-- START OF Task input --
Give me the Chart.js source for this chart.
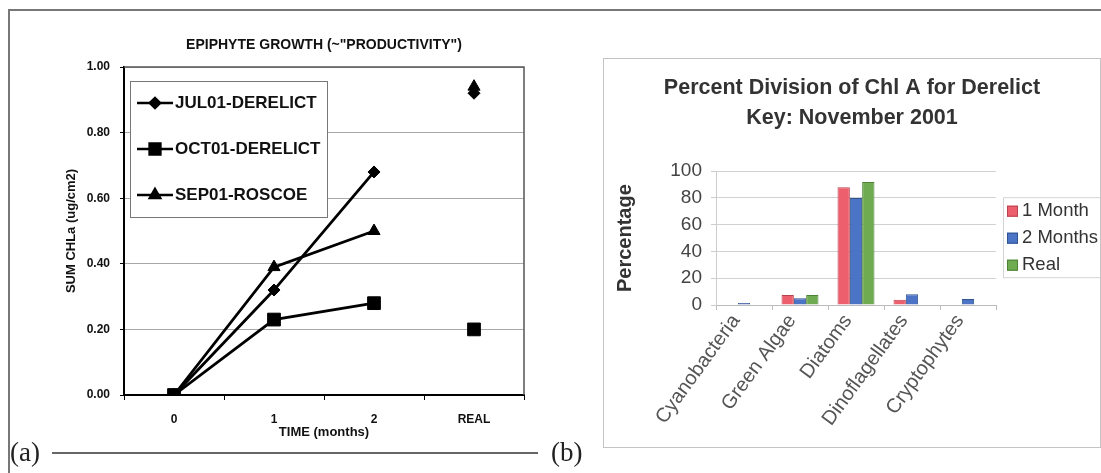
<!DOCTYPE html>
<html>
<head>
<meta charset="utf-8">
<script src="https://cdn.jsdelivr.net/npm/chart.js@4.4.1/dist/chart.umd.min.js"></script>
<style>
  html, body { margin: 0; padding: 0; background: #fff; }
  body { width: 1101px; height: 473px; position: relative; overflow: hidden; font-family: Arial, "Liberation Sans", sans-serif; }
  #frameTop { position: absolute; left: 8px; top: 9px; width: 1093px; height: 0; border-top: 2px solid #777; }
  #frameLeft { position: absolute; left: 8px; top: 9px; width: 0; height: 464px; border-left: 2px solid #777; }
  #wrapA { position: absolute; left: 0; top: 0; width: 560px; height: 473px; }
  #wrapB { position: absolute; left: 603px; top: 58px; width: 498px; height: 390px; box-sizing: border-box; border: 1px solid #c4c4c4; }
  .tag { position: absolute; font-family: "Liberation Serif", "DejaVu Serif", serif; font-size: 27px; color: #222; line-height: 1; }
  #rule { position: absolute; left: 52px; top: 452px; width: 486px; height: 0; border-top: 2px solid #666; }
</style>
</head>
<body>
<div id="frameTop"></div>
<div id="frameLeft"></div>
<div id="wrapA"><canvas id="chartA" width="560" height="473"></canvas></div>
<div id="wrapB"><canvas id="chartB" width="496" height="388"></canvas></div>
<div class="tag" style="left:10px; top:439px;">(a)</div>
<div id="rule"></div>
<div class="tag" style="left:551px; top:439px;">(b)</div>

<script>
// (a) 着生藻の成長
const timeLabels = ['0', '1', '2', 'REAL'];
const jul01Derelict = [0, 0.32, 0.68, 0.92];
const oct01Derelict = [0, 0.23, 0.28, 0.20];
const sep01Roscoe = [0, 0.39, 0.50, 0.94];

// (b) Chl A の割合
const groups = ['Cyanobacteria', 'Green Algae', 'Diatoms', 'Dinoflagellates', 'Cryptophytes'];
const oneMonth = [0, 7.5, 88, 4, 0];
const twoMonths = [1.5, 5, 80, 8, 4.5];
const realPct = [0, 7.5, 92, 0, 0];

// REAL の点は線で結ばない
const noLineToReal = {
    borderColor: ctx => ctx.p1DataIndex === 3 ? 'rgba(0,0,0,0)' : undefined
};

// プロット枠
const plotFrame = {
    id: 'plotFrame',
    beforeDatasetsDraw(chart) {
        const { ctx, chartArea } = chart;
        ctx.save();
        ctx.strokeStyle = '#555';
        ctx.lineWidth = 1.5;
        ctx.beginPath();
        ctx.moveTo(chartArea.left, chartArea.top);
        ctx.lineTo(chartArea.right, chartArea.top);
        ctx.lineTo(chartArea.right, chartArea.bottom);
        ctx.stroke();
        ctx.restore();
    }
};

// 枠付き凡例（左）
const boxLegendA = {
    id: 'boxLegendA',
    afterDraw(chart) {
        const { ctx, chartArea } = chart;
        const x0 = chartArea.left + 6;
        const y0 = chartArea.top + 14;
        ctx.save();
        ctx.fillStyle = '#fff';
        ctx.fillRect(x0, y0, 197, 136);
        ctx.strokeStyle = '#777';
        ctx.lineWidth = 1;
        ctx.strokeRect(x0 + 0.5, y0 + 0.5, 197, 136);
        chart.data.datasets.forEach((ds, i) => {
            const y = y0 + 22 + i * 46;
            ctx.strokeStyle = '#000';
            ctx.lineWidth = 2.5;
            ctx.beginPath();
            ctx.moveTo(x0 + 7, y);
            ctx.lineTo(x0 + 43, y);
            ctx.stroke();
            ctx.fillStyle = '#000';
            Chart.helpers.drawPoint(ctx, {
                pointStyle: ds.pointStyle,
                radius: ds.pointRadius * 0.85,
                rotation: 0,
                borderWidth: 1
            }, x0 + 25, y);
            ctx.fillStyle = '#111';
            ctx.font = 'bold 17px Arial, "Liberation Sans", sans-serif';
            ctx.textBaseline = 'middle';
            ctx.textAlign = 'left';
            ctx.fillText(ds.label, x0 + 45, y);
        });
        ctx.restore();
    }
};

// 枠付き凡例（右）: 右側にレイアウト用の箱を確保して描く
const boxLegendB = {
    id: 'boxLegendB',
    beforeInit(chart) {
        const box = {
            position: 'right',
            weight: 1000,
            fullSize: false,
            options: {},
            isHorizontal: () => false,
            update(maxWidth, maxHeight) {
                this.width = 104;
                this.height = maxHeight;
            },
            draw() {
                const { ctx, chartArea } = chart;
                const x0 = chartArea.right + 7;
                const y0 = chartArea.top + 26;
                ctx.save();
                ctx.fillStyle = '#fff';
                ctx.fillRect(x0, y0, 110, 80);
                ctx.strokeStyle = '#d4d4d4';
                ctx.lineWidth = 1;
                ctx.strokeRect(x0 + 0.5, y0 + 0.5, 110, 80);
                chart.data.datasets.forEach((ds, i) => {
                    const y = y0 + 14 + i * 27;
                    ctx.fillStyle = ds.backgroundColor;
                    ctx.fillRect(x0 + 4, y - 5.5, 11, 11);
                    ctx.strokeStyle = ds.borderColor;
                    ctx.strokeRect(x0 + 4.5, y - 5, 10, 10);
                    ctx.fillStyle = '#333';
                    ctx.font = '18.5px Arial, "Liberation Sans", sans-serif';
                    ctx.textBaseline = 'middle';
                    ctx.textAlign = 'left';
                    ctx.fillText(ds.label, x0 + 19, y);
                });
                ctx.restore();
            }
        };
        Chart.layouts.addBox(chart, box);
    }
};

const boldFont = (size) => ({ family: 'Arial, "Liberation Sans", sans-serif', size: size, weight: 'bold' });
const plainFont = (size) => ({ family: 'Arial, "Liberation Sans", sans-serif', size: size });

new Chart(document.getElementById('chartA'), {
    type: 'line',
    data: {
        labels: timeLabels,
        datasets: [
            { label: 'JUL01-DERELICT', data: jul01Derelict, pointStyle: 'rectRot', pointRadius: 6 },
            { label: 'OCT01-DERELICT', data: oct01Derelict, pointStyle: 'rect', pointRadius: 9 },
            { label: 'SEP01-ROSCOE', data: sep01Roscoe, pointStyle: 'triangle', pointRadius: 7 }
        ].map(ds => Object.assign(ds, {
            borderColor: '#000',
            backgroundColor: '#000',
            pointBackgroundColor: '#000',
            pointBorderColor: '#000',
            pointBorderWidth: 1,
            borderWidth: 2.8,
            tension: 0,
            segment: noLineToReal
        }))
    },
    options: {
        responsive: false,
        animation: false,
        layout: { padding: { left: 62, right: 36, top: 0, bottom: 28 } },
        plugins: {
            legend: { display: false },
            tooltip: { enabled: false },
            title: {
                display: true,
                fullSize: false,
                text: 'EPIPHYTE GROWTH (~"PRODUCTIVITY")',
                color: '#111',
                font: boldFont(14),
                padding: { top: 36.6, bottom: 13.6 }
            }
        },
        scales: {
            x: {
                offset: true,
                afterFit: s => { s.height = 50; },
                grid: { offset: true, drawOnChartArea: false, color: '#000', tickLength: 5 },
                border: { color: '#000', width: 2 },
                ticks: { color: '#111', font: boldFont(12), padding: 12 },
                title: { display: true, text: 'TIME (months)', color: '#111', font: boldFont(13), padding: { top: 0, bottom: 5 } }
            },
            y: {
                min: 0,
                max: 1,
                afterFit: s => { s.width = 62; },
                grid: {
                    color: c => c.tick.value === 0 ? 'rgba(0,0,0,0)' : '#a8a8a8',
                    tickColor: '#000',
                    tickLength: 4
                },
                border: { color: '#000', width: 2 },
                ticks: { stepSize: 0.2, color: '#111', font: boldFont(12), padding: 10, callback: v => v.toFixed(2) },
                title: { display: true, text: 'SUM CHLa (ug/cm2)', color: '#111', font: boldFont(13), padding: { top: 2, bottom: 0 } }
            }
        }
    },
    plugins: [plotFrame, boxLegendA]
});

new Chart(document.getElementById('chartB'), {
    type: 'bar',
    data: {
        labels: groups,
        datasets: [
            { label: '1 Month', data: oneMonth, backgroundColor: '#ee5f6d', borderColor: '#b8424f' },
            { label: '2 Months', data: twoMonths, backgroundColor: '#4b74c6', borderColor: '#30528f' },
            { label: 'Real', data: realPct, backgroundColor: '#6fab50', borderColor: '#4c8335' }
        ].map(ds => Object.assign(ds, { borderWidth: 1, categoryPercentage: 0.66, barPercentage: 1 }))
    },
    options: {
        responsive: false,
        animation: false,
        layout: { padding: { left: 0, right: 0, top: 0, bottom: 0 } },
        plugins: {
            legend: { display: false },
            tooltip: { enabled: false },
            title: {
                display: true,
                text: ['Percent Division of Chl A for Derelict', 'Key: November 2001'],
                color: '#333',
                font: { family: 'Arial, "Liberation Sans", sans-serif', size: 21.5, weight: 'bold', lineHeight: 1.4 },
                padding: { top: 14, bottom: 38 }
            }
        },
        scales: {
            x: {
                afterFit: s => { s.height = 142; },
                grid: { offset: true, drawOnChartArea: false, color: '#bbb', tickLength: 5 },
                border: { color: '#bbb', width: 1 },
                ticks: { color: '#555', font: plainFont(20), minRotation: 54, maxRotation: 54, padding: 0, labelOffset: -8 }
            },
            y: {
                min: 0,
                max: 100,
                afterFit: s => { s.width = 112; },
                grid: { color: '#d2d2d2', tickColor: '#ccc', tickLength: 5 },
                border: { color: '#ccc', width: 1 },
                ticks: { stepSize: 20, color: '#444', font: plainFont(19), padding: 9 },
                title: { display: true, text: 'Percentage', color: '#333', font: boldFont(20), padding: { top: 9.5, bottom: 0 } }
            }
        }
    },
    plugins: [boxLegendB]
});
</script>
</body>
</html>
-- END OF Task input --
-- START OF Task input --
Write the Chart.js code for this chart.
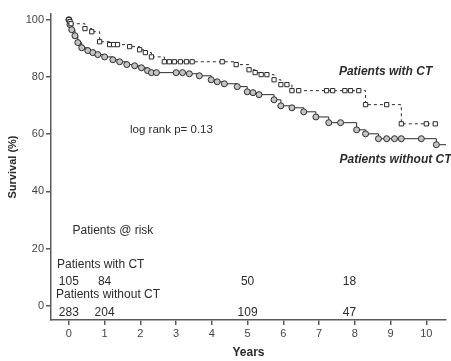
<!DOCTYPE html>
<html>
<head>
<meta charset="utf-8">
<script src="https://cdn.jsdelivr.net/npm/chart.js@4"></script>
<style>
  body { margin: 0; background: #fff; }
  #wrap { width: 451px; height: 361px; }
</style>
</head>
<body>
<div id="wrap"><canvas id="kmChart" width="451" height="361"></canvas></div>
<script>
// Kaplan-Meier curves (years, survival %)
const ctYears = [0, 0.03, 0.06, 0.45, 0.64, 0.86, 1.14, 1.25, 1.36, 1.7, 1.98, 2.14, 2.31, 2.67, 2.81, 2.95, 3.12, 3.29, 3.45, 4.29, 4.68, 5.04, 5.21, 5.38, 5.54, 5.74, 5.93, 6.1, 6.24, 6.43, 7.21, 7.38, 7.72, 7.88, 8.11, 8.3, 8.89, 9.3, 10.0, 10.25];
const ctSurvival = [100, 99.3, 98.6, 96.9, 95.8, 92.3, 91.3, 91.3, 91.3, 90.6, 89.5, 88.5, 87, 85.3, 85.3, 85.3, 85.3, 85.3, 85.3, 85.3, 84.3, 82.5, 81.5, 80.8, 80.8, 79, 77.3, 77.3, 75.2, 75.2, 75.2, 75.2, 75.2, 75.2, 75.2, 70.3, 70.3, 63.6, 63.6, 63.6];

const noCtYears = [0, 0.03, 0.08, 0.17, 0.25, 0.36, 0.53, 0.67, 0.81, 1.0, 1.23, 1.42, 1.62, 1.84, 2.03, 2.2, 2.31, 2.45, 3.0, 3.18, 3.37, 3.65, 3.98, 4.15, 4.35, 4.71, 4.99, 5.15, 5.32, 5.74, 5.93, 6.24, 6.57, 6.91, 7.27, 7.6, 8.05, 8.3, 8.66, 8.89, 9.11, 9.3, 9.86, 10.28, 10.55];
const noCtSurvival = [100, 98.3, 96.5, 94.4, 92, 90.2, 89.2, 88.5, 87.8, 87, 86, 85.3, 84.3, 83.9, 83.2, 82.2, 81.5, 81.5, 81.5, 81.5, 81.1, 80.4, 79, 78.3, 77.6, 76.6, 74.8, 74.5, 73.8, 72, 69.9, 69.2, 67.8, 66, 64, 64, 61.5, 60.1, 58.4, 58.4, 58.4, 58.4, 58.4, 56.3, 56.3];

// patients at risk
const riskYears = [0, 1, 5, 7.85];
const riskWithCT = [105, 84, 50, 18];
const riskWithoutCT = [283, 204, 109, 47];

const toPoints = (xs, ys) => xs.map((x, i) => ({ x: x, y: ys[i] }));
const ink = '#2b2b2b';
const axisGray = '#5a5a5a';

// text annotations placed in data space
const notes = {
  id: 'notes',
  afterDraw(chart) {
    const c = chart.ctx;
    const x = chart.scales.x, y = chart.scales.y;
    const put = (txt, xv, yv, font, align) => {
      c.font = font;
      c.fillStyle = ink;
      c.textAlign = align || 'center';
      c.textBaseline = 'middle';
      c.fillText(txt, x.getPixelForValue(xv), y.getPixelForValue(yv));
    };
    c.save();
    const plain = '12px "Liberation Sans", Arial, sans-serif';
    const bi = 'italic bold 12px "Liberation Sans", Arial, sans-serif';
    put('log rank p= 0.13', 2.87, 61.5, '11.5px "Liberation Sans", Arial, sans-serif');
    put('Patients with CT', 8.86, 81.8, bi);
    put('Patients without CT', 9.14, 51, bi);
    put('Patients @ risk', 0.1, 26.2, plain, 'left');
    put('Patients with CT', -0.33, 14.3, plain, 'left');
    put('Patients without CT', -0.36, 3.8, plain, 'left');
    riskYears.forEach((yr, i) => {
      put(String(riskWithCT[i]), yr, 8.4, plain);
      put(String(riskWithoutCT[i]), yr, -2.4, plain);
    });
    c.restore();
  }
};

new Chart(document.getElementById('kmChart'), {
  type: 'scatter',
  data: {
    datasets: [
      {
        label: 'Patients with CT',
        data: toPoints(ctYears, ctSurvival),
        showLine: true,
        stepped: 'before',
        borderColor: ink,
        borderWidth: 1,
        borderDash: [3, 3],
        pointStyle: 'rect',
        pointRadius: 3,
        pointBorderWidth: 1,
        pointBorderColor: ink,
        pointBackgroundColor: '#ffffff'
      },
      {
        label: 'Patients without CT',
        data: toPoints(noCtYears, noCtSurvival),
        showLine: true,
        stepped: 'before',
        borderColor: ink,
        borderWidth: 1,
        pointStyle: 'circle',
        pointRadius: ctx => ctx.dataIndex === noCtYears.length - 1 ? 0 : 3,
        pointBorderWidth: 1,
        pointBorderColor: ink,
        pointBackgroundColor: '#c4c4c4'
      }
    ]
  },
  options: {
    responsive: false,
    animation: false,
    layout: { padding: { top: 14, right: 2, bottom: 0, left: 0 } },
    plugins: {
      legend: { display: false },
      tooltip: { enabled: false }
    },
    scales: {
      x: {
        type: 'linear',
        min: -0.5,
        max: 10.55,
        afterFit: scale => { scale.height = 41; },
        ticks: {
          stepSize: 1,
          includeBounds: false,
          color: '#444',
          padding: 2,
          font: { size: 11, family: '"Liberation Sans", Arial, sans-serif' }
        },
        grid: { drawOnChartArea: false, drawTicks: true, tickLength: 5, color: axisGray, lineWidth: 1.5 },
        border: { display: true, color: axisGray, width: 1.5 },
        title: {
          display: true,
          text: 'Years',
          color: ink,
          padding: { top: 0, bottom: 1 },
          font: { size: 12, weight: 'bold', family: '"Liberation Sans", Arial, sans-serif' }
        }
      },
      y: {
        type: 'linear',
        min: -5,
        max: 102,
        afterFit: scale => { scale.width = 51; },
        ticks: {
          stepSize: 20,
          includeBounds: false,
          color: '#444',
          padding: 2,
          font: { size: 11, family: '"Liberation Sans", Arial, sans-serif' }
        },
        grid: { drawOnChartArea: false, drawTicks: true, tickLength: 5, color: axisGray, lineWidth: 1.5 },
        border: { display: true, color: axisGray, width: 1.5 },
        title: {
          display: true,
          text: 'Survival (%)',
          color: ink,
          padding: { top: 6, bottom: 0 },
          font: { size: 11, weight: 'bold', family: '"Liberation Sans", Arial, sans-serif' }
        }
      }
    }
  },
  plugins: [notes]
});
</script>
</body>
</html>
-- END OF Task input --
# Stated problem
Print everything from the line with "Write the Chart.js code for this chart." down to the line with "const axisGray = '#5a5a5a';", both included, exactly as written and without the pictures.

# Task output
Write the Chart.js code for this chart.
<!DOCTYPE html>
<html>
<head>
<meta charset="utf-8">
<script src="https://cdn.jsdelivr.net/npm/chart.js@4"></script>
<style>
  body { margin: 0; background: #fff; }
  #wrap { width: 451px; height: 361px; }
</style>
</head>
<body>
<div id="wrap"><canvas id="kmChart" width="451" height="361"></canvas></div>
<script>
// Kaplan-Meier curves (years, survival %)
const ctYears = [0, 0.03, 0.06, 0.45, 0.64, 0.86, 1.14, 1.25, 1.36, 1.7, 1.98, 2.14, 2.31, 2.67, 2.81, 2.95, 3.12, 3.29, 3.45, 4.29, 4.68, 5.04, 5.21, 5.38, 5.54, 5.74, 5.93, 6.1, 6.24, 6.43, 7.21, 7.38, 7.72, 7.88, 8.11, 8.3, 8.89, 9.3, 10.0, 10.25];
const ctSurvival = [100, 99.3, 98.6, 96.9, 95.8, 92.3, 91.3, 91.3, 91.3, 90.6, 89.5, 88.5, 87, 85.3, 85.3, 85.3, 85.3, 85.3, 85.3, 85.3, 84.3, 82.5, 81.5, 80.8, 80.8, 79, 77.3, 77.3, 75.2, 75.2, 75.2, 75.2, 75.2, 75.2, 75.2, 70.3, 70.3, 63.6, 63.6, 63.6];

const noCtYears = [0, 0.03, 0.08, 0.17, 0.25, 0.36, 0.53, 0.67, 0.81, 1.0, 1.23, 1.42, 1.62, 1.84, 2.03, 2.2, 2.31, 2.45, 3.0, 3.18, 3.37, 3.65, 3.98, 4.15, 4.35, 4.71, 4.99, 5.15, 5.32, 5.74, 5.93, 6.24, 6.57, 6.91, 7.27, 7.6, 8.05, 8.3, 8.66, 8.89, 9.11, 9.3, 9.86, 10.28, 10.55];
const noCtSurvival = [100, 98.3, 96.5, 94.4, 92, 90.2, 89.2, 88.5, 87.8, 87, 86, 85.3, 84.3, 83.9, 83.2, 82.2, 81.5, 81.5, 81.5, 81.5, 81.1, 80.4, 79, 78.3, 77.6, 76.6, 74.8, 74.5, 73.8, 72, 69.9, 69.2, 67.8, 66, 64, 64, 61.5, 60.1, 58.4, 58.4, 58.4, 58.4, 58.4, 56.3, 56.3];

// patients at risk
const riskYears = [0, 1, 5, 7.85];
const riskWithCT = [105, 84, 50, 18];
const riskWithoutCT = [283, 204, 109, 47];

const toPoints = (xs, ys) => xs.map((x, i) => ({ x: x, y: ys[i] }));
const ink = '#2b2b2b';
const axisGray = '#5a5a5a';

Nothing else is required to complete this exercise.